[start of Stored rows]

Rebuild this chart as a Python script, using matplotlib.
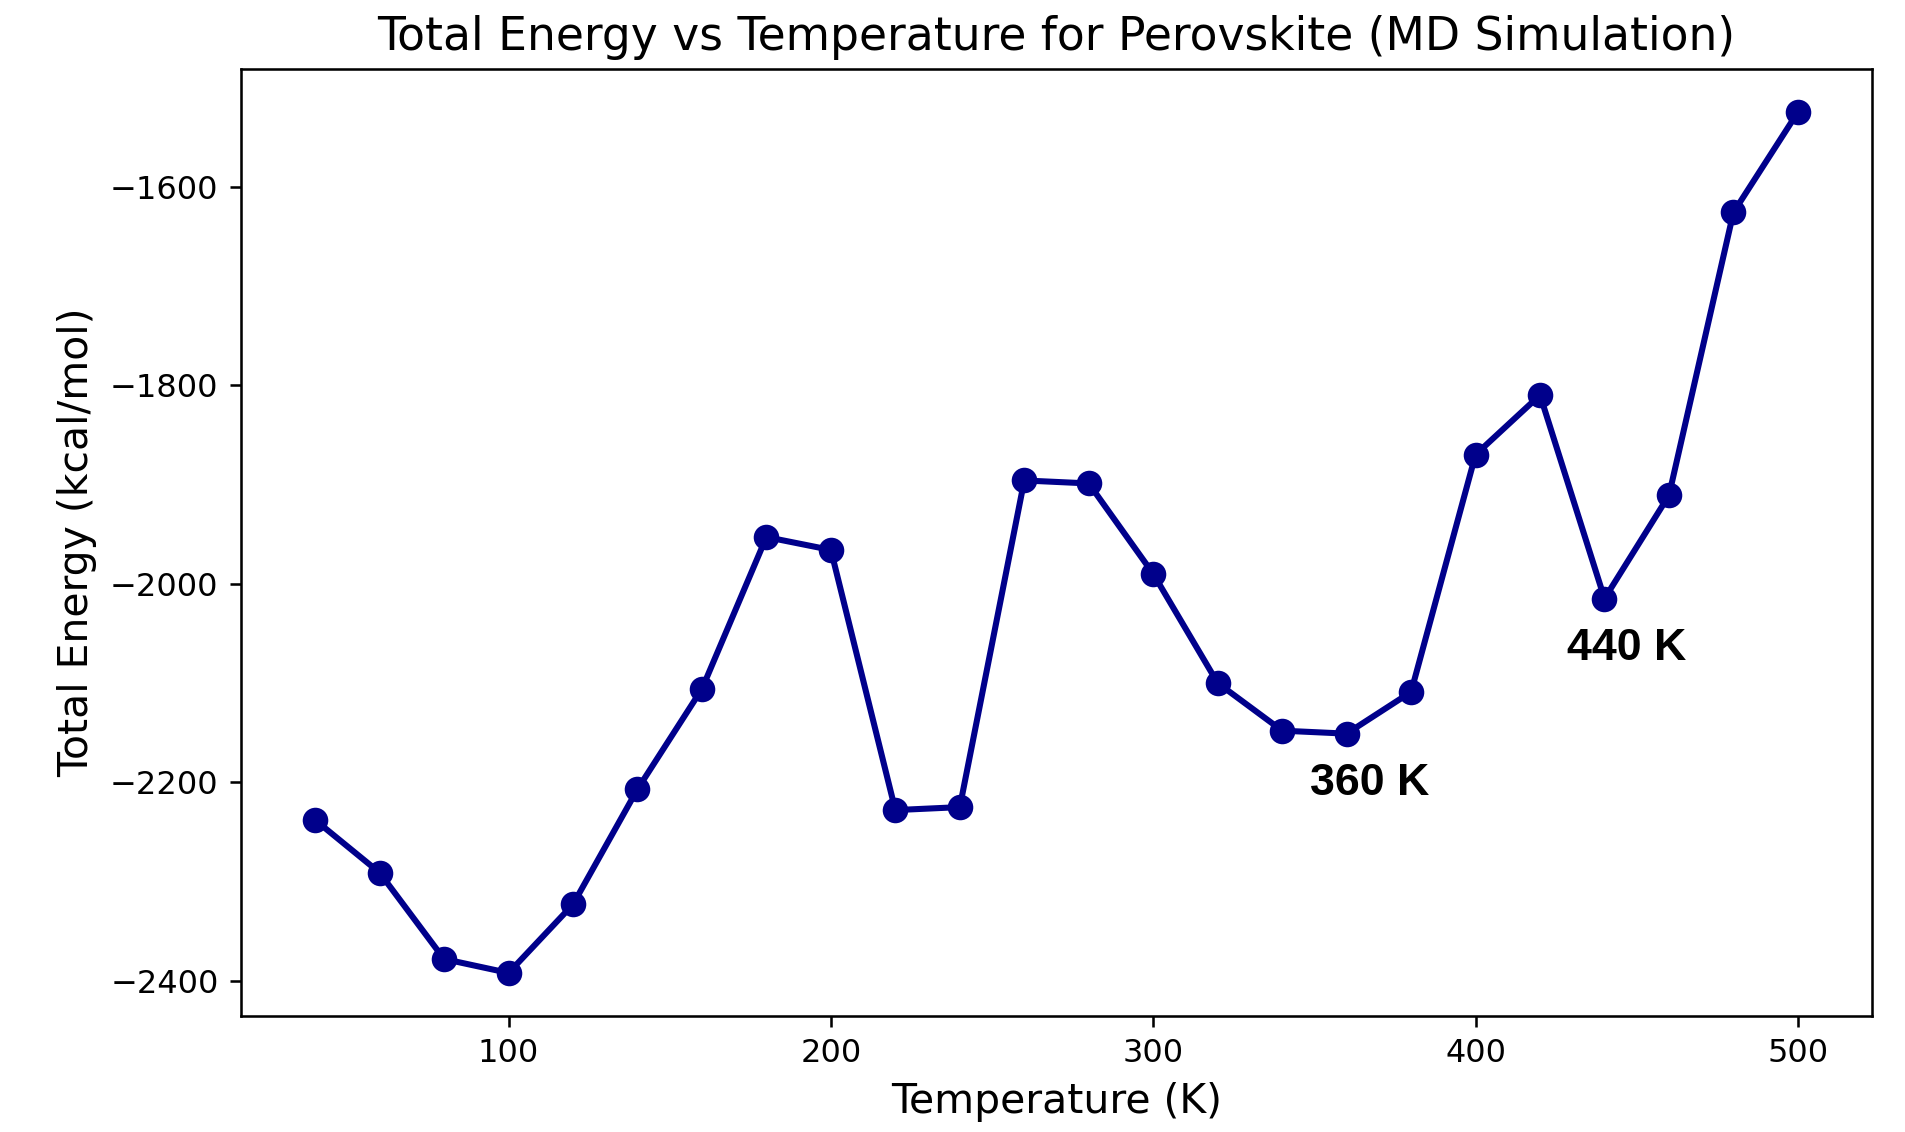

[end of Stored rows]
[start of Stored rows]

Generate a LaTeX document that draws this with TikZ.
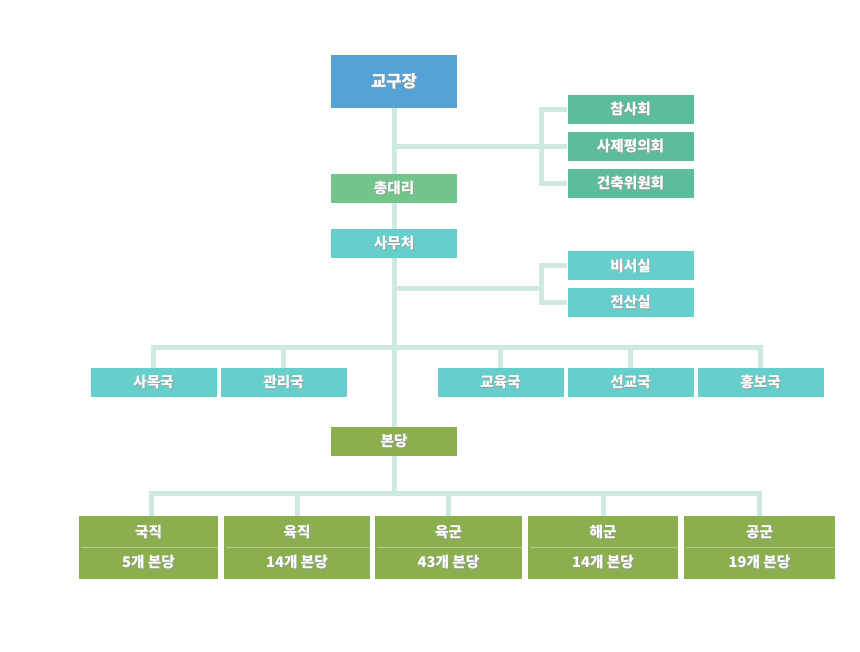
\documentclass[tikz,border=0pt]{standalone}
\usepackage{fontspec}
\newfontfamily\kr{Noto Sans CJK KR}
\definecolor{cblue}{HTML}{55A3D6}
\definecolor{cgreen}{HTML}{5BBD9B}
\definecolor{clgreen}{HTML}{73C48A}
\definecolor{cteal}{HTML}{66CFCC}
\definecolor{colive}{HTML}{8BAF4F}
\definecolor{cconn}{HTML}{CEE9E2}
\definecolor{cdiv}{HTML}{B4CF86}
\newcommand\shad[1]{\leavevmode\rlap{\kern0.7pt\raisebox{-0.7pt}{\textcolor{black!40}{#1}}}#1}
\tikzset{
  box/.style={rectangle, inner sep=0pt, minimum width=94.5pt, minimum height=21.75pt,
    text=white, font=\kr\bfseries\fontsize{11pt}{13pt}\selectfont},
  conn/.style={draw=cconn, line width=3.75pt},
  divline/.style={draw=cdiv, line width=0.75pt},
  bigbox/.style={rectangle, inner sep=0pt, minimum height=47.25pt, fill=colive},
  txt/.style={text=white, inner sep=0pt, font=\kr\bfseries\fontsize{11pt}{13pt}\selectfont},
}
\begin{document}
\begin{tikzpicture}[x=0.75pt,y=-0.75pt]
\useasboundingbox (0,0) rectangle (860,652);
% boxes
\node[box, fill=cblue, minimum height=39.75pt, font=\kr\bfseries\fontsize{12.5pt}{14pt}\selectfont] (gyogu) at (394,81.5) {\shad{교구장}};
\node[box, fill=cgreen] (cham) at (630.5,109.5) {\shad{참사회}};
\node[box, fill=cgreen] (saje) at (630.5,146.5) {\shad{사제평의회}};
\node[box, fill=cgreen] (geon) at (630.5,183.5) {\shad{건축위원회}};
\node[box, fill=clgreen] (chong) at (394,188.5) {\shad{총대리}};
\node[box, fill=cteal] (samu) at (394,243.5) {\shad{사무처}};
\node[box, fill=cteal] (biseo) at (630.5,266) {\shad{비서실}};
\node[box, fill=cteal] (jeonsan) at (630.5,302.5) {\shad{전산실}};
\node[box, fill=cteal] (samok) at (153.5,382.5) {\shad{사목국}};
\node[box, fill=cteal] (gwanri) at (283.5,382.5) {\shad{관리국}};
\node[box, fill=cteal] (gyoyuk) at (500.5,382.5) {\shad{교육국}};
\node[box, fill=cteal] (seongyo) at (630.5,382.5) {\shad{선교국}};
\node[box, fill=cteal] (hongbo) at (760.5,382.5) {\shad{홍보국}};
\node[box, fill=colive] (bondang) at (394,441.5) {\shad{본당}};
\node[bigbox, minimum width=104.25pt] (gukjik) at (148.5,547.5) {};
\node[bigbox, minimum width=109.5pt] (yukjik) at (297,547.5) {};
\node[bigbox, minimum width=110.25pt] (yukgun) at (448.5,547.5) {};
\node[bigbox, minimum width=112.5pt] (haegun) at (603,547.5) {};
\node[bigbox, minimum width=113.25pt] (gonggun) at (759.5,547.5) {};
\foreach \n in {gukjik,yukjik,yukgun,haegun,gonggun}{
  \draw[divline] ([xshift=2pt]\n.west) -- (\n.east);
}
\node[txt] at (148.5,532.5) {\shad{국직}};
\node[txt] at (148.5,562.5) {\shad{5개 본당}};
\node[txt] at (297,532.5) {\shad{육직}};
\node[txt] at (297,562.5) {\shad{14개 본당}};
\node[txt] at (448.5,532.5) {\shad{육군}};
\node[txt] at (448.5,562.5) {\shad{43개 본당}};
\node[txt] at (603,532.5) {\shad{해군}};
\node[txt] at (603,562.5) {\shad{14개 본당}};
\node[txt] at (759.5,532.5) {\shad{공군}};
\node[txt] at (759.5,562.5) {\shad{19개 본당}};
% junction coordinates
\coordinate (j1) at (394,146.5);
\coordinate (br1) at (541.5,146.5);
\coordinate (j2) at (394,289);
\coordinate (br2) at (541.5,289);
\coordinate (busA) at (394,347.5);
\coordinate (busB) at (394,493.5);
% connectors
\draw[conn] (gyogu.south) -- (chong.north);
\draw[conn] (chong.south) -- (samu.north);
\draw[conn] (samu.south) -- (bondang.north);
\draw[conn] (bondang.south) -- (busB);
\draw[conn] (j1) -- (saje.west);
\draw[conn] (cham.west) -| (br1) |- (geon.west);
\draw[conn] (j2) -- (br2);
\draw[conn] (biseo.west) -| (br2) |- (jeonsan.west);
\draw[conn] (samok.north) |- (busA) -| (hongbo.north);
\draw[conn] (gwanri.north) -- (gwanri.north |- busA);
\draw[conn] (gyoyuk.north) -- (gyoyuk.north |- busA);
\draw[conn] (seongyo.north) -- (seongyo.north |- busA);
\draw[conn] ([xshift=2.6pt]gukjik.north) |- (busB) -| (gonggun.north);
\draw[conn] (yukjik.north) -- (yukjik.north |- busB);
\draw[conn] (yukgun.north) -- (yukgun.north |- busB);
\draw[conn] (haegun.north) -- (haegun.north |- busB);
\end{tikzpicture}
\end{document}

[end of Stored rows]
[start of Stored rows]

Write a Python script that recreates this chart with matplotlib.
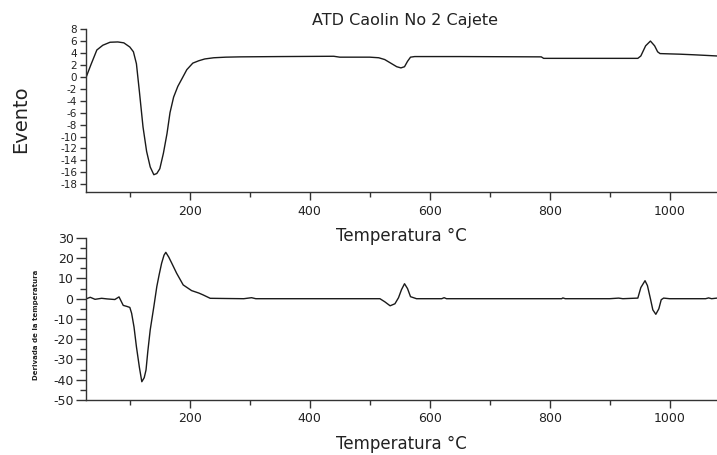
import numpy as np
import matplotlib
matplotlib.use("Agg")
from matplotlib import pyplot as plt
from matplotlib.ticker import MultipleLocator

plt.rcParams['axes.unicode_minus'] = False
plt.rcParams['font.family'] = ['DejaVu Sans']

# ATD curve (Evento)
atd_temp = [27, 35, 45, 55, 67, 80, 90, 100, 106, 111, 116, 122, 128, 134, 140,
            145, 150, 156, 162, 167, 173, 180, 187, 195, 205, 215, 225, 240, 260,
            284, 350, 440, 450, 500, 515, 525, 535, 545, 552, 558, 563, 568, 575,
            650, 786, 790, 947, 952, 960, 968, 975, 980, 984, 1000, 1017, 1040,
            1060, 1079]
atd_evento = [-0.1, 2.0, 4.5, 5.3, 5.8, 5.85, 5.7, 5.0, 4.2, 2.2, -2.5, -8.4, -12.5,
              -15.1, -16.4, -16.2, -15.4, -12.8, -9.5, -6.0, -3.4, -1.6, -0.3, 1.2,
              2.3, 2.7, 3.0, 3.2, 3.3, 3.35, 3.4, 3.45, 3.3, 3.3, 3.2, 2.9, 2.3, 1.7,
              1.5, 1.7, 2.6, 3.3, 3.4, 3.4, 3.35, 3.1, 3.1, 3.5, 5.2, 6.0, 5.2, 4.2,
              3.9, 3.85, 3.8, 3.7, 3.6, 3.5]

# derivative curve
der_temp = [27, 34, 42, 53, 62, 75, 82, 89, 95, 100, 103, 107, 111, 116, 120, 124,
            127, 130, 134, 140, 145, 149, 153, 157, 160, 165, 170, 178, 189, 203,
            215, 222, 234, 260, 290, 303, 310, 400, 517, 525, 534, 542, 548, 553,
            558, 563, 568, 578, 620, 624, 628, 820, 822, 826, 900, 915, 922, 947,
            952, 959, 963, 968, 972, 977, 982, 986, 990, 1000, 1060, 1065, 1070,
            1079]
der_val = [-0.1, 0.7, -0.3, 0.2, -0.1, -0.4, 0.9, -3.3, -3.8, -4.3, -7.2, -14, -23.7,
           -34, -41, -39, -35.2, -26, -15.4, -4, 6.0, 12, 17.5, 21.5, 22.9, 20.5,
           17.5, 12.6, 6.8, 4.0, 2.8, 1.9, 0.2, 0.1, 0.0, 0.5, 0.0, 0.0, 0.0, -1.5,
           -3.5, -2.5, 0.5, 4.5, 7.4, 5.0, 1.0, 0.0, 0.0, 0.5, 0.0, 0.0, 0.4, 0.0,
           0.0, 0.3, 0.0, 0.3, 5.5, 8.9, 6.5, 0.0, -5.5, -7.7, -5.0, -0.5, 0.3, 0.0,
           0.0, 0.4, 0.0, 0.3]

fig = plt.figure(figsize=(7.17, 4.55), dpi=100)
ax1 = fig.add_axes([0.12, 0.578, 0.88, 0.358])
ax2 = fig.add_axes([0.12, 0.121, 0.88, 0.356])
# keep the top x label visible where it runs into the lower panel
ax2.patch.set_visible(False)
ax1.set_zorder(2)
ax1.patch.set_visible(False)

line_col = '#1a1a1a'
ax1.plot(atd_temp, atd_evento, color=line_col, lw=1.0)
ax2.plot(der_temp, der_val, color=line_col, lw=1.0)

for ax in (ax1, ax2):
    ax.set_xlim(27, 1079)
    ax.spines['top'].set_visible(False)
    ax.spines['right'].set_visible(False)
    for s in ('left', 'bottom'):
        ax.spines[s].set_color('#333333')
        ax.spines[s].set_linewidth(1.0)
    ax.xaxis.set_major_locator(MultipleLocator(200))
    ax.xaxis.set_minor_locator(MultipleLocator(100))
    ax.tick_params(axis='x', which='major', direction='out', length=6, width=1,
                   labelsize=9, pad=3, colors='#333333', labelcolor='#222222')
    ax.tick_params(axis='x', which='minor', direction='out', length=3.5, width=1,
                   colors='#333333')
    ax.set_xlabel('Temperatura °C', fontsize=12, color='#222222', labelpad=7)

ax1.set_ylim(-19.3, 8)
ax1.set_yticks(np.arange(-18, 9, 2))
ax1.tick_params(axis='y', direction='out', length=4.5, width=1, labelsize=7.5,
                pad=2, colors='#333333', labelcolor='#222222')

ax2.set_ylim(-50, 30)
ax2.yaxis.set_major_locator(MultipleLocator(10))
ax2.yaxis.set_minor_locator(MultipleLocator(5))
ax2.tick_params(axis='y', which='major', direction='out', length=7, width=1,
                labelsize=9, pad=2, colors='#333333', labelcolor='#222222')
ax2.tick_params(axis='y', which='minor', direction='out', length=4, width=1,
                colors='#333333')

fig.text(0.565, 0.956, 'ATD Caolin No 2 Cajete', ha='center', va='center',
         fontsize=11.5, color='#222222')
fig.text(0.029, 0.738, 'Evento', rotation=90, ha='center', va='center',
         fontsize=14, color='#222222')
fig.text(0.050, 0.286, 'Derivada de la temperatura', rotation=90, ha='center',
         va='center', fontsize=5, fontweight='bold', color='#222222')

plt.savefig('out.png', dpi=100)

[end of Stored rows]

● **Work to be completed**
Leave the pictures out and print, exactly as written, every line from the one holding "Write a Python" down to the one holding "plt.rcParams['font.family'] = ['DejaVu Sans']", both of those included.

● **Output for this exercise**
Write a Python script that recreates this chart with matplotlib.
import numpy as np
import matplotlib
matplotlib.use("Agg")
from matplotlib import pyplot as plt
from matplotlib.ticker import MultipleLocator

plt.rcParams['axes.unicode_minus'] = False
plt.rcParams['font.family'] = ['DejaVu Sans']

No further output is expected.